The following statistics concerning it are given in the Railway Age:

Total mileage, December 18, 1890 2,850
Average bonded debt per mile$18,636 75
Average stock per mile 7,015 67
Total 25,652 42
Interest charges per mile 1,005 76
Dividend charges per mile 420 94

A comparison of these figures with those corresponding of other transcontinental lines is instructive, and is commended to Congressmen who have to deal with the Union Pacific and Central Pacific questions.

Stock and bond inflation, it may confidently be asserted, has created from five to six thousand millions of dollars of fictitious railroad capital. In 1890 the average liabilities of the railroads in the United States, including the capital stock and the funded and unfunded debt, were $63,600 per mile. According to Mr. Poor's estimate of the average cost of American railroads per mile, more than 50 per cent. of this vast sum is pure water. But, as has been stated before, Mr. Poor is partial to the railroad interest, and his estimate of $30,000 a mile is too high for the time at which it was made. Furthermore, railroad building has since then been materially cheapened. Tens of thousands of miles of road have been built in recent years that did not cost to exceed $10,000 a mile. Very recently the Union Pacific Railroad Company proved, before the Board of Equalization at Salt Lake City, by the testimony of engineers, that the average cost per mile of the Utah Central line was only $7,298.20, itemized as follows:

Engineering$ 300 00
Grading 5-ft. fill, 18,480 yds. 2,310 00
Ties, 2,640, at 30 cts. 792 00
Rails, 82 tons 1,845 00
Splices 12 00
Bolts 24 00
Spikes 142 20
Track-laying 600 00
Bridges 200 00
Station-building 100 00
Fences 150 00
Right of way 720 00
$7,298 20

In a recent article Mr. C. Wood Davis states that "many auxiliary lines have been built at costs ranging from $8,000 to $15,000 per mile, and capitalized at two, three, four, and even five times their cost, as in the case of the 107 miles of the Kansas Midland, costing, including a small equipment, but $10,200 per mile, of which 30 per cent. was furnished by the municipalities along its line. Yet, with construction profits and other devices, this road shows a capitalization of $53,000 per mile."

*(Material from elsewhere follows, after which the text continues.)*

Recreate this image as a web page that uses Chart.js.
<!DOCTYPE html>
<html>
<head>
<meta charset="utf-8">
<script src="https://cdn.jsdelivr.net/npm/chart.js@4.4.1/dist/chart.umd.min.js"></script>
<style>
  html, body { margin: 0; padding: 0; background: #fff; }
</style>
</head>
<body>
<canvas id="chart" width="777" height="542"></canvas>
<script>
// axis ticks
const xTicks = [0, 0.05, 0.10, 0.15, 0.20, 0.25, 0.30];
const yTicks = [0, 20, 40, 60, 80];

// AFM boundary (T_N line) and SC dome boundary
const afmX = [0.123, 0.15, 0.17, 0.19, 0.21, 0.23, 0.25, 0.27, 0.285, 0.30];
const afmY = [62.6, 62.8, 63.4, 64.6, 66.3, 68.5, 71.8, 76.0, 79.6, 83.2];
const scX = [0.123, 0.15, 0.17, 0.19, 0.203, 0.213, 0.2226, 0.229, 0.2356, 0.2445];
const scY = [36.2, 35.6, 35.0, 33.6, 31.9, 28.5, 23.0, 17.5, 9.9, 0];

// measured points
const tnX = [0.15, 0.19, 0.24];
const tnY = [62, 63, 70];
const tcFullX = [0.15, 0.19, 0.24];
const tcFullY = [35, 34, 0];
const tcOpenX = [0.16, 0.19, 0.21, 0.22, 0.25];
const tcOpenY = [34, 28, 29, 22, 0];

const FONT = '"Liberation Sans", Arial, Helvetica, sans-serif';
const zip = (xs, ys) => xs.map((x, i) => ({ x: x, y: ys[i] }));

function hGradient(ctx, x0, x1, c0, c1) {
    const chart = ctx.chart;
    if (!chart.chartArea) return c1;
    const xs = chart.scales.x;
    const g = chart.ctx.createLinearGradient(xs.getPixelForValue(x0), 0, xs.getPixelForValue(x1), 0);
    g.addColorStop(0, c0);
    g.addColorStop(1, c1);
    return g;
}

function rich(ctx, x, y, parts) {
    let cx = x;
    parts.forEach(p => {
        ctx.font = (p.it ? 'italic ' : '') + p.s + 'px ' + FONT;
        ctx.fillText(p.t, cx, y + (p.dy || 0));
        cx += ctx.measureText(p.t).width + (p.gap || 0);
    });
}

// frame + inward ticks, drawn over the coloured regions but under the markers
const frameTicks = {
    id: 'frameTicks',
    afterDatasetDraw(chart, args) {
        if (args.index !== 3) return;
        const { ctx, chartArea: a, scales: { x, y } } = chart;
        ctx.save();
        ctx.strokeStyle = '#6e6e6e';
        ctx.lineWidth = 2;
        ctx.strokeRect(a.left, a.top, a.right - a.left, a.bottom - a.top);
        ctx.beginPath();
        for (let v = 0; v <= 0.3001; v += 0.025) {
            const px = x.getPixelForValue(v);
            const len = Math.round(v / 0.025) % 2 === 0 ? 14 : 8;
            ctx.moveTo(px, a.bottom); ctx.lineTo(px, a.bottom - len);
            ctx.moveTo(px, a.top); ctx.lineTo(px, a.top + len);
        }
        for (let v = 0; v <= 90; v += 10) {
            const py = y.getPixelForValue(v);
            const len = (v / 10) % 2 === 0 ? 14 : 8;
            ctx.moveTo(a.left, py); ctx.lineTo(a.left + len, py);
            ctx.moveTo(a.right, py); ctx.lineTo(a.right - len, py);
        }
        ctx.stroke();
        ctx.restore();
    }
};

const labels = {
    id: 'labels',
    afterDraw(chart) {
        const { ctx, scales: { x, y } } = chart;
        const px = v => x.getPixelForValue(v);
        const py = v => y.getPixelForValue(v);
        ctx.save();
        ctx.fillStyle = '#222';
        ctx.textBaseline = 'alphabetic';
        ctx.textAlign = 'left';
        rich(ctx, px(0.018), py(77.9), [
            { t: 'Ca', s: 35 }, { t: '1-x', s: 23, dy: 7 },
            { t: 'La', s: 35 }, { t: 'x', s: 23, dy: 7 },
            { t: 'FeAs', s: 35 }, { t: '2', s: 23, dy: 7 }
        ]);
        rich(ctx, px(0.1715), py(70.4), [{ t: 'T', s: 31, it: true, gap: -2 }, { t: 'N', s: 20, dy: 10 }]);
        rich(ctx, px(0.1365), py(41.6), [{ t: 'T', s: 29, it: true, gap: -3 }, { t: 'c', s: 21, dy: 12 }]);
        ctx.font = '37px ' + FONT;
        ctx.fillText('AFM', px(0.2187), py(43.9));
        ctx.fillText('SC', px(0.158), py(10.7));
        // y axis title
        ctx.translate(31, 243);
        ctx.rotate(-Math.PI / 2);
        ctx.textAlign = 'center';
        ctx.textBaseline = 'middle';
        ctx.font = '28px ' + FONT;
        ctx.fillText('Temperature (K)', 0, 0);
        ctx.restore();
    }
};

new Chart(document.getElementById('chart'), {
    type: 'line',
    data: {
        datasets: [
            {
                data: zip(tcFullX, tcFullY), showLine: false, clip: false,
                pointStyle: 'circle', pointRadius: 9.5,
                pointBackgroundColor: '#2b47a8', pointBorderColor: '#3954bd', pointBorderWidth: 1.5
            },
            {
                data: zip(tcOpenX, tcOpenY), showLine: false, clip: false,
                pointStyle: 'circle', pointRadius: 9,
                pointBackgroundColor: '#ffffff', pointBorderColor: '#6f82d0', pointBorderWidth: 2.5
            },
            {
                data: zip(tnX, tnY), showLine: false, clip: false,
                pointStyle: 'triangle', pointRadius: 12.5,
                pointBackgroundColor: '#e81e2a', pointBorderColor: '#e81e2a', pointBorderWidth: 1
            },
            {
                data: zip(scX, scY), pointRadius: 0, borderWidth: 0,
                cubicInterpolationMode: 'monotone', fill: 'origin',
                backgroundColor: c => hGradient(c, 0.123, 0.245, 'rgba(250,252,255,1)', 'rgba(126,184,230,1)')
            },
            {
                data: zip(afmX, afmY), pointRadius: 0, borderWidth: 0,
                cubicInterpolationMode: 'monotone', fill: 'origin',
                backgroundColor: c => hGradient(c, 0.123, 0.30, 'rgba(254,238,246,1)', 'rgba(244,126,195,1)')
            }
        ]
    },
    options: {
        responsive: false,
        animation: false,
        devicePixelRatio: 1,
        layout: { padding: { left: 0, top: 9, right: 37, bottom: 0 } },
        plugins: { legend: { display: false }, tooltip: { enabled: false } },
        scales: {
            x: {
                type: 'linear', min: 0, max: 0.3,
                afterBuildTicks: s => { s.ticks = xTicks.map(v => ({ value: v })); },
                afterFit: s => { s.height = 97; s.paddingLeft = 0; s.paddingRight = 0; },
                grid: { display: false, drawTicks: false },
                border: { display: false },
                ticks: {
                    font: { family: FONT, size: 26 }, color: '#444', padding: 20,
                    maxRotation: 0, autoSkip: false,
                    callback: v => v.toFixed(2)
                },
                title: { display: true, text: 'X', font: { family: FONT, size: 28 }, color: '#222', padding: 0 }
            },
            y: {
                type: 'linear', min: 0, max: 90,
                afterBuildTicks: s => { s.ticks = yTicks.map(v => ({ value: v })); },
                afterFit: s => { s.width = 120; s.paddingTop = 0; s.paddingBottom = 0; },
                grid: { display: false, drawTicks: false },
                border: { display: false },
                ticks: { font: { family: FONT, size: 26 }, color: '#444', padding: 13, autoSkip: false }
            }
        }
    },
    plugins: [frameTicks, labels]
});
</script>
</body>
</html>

And that "the Missouri Pacific line from Eldora to McPherson, Kansas, a comparatively expensive prairie road, being located across the line of drainage, cost much less than $10,000 per mile, as have thousands of miles of other prairie roads."

It is safe to say that $25,000 is a liberal estimate of the average cost per mile of American roads to the stock-and bondholders, and that their capitalization represents $38,000 of water per mile. The total net earnings of the railroads of the country were $341,666,639 in 1890, and $356,227,883 in 1891, upon an actual investment of only about $4,250,000,000. This is a return of about 8-1/2 per cent. and shows the force of Mr. Poor's statement that, if the water were squeezed out of railroad securities, no better-paying investment could be found in the country.

We often see references to the fact that no dividends are paid upon a large portion of railroad stocks, but there is no reason why dividends should be paid upon many of them, as they represent no capital whatever that has gone into the road. It is probable that not to exceed ten cents on the dollar upon an average was originally paid for these stocks, and the $80,000,000 distributed annually as dividends upon them does not vary much from fifteen to twenty-five per cent. upon the amount actually invested in them.